» **Input material**:

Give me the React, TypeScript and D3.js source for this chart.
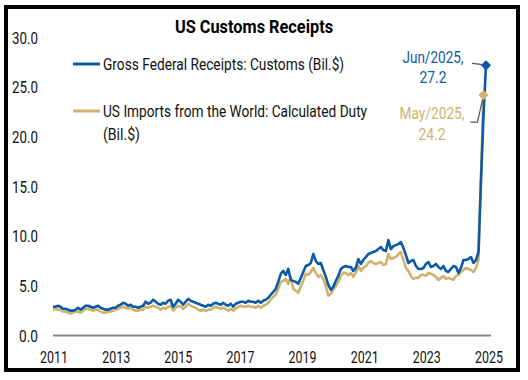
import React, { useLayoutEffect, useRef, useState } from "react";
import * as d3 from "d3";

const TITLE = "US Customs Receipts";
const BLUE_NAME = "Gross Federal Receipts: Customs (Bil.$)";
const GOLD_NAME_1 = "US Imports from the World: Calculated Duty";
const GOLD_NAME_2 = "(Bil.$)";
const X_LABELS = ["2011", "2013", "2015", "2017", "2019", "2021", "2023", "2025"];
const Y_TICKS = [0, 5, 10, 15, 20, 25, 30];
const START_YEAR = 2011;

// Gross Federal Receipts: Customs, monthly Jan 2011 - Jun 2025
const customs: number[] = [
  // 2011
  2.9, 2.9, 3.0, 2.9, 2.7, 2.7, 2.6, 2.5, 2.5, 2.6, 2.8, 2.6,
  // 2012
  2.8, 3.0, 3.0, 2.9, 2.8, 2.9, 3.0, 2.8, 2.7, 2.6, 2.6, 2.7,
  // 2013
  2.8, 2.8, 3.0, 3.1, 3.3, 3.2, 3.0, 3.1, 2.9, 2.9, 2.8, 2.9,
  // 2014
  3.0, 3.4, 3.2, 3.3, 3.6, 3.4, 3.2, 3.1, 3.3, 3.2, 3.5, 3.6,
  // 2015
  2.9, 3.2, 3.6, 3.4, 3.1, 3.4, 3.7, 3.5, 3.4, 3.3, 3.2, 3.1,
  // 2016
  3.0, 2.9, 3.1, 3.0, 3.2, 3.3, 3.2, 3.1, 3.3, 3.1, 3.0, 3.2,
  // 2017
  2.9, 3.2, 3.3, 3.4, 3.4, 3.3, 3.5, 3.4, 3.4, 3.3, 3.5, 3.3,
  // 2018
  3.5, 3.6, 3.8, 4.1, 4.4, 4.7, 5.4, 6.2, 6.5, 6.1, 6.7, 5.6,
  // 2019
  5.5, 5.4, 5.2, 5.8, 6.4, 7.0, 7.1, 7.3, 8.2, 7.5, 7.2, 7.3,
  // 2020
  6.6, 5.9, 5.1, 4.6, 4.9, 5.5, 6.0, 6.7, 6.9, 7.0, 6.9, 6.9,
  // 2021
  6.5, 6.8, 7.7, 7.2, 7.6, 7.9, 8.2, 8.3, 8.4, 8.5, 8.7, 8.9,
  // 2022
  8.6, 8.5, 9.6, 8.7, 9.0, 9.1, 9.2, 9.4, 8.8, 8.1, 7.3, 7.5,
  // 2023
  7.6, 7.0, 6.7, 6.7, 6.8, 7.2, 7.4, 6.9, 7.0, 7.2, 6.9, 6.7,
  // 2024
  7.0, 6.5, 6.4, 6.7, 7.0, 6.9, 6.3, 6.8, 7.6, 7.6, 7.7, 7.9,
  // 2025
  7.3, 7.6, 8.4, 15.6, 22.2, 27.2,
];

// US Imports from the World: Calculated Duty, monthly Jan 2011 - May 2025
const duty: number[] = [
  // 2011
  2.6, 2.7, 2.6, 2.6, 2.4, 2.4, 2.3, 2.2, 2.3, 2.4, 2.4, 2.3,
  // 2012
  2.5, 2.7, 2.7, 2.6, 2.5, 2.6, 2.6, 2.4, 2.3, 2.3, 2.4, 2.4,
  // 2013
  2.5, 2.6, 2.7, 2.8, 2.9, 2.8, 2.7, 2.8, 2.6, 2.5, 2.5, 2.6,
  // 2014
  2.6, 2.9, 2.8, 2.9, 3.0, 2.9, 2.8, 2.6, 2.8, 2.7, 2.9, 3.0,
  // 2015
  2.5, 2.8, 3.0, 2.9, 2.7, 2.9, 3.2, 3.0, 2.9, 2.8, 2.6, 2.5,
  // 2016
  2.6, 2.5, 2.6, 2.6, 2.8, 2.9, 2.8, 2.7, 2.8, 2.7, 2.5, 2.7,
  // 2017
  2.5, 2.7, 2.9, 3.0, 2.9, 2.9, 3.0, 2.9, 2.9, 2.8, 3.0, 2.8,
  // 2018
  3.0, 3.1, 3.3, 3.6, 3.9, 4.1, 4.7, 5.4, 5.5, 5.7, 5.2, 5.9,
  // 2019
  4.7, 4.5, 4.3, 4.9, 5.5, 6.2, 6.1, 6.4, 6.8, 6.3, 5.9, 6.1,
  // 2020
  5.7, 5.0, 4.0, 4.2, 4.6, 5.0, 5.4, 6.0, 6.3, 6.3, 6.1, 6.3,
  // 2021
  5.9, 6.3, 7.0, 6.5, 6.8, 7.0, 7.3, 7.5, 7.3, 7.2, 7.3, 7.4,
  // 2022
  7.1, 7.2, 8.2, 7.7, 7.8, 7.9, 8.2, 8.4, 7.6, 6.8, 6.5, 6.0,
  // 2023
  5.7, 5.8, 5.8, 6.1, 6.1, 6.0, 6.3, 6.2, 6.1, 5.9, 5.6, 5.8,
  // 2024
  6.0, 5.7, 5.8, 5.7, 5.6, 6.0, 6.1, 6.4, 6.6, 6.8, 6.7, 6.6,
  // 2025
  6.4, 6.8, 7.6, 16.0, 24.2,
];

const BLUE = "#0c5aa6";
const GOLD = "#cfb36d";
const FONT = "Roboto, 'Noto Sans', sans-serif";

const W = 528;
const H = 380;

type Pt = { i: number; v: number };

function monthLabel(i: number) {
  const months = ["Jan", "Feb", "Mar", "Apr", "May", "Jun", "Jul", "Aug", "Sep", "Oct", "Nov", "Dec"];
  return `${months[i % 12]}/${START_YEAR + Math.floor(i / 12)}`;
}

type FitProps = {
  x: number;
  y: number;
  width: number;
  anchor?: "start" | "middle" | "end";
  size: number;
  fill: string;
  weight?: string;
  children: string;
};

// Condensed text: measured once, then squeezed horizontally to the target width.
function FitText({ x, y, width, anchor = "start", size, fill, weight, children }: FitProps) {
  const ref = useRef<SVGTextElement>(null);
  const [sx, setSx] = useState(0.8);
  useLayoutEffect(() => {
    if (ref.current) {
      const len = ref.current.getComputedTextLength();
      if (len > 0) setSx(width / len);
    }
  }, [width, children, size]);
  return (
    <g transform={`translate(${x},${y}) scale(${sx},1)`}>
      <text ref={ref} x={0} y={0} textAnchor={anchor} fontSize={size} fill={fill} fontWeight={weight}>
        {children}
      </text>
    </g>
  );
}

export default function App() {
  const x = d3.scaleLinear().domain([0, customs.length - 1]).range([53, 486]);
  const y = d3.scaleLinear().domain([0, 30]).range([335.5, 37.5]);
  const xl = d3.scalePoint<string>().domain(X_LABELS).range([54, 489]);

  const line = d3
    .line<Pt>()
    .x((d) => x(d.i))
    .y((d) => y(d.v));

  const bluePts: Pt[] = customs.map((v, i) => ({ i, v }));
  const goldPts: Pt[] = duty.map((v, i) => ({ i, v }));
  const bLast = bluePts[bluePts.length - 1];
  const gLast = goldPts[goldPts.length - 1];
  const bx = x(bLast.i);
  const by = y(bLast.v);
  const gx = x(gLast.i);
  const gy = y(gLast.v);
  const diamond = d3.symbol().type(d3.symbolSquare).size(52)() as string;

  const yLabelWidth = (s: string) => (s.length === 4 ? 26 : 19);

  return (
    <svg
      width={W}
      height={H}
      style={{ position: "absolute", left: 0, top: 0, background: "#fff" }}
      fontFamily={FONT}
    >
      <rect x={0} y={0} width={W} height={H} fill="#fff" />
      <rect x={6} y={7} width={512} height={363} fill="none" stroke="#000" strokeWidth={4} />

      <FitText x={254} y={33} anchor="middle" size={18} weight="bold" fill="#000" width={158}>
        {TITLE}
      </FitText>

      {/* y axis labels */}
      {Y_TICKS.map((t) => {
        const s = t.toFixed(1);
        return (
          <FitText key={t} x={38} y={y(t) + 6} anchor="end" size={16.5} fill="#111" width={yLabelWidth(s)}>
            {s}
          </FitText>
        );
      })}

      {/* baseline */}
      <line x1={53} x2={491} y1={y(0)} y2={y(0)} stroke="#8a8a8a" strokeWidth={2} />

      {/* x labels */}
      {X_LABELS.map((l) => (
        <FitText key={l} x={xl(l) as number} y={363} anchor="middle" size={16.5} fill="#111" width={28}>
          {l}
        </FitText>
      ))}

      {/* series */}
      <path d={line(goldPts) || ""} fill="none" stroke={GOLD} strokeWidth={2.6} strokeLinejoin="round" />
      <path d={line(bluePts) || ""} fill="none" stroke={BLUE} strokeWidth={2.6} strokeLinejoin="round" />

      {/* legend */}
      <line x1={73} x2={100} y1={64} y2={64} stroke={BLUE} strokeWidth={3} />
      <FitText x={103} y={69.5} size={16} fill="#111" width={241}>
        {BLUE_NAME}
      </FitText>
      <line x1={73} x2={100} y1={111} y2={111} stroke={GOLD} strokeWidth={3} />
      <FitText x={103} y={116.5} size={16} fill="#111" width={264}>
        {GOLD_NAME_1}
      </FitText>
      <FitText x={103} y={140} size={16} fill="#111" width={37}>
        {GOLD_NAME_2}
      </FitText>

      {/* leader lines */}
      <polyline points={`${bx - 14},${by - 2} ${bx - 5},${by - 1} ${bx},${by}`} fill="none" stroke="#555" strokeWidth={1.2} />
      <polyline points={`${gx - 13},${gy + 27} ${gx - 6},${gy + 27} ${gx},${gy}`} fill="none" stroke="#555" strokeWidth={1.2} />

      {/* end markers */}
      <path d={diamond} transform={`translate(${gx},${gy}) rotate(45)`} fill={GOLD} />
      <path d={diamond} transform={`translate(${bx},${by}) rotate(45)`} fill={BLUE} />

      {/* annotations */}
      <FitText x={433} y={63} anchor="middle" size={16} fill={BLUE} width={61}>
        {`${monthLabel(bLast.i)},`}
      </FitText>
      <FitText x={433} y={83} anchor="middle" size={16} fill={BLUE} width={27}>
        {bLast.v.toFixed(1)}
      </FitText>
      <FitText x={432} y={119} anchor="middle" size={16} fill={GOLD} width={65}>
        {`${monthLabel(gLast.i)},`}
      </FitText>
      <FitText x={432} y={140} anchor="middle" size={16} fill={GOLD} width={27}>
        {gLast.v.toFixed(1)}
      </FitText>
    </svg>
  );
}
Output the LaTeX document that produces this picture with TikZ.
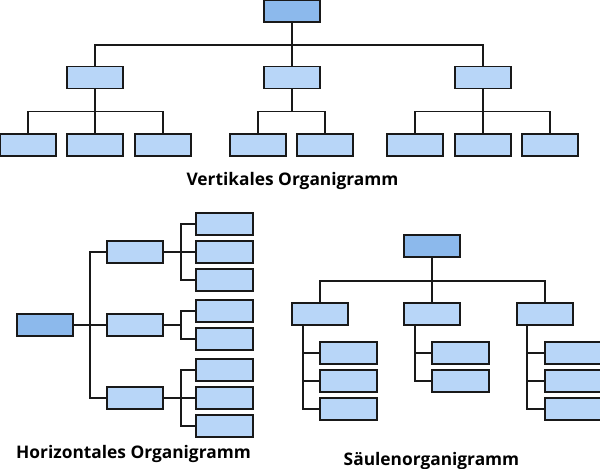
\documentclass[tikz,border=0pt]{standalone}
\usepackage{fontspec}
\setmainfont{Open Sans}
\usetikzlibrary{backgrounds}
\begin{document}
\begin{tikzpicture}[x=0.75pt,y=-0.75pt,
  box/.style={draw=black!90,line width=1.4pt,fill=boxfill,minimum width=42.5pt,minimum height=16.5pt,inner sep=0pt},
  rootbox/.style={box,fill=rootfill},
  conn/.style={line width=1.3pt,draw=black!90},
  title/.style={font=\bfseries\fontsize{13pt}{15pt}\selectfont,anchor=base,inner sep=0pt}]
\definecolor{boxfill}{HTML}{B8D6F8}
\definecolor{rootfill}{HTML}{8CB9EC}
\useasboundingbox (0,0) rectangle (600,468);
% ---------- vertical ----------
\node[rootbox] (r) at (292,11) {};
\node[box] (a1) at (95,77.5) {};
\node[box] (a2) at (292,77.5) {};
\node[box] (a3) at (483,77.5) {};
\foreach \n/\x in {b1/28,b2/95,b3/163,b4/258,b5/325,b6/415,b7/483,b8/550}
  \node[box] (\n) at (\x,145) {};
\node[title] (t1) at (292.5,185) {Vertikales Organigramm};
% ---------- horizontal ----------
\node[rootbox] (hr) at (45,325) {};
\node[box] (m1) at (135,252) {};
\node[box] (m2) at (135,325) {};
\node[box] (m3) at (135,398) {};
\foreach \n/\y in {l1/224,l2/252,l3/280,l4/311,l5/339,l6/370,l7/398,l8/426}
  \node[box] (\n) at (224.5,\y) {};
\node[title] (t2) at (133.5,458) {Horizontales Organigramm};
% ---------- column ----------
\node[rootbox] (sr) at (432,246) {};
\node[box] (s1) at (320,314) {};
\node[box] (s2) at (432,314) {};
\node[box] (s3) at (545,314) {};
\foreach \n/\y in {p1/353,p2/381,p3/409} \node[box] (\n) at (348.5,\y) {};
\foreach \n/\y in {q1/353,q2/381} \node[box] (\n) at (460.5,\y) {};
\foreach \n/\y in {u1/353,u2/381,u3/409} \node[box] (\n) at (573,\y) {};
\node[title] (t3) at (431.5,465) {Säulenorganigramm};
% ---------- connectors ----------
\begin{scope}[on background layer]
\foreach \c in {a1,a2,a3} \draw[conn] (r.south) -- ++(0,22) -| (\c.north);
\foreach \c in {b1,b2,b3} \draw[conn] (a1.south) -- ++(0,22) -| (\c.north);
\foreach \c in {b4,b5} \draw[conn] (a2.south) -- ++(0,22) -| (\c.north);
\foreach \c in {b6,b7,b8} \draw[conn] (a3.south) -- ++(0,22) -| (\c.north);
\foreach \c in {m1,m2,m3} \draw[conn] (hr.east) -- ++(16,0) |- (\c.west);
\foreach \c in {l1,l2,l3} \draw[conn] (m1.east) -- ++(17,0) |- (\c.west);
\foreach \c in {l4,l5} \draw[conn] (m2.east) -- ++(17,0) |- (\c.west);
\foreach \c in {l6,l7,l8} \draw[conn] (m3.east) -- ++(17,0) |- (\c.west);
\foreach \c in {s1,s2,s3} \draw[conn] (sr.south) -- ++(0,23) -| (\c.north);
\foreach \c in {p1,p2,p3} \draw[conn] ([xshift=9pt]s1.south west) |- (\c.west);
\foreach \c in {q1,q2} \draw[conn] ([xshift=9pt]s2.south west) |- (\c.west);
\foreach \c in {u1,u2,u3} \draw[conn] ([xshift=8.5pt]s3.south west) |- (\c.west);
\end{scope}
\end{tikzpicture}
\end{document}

» **Problem details**: Select and copy every line of the listing with the word "React".

» **Right answer**:
Give me the React, TypeScript and D3.js source for this chart.
import React, { useLayoutEffect, useRef, useState } from "react";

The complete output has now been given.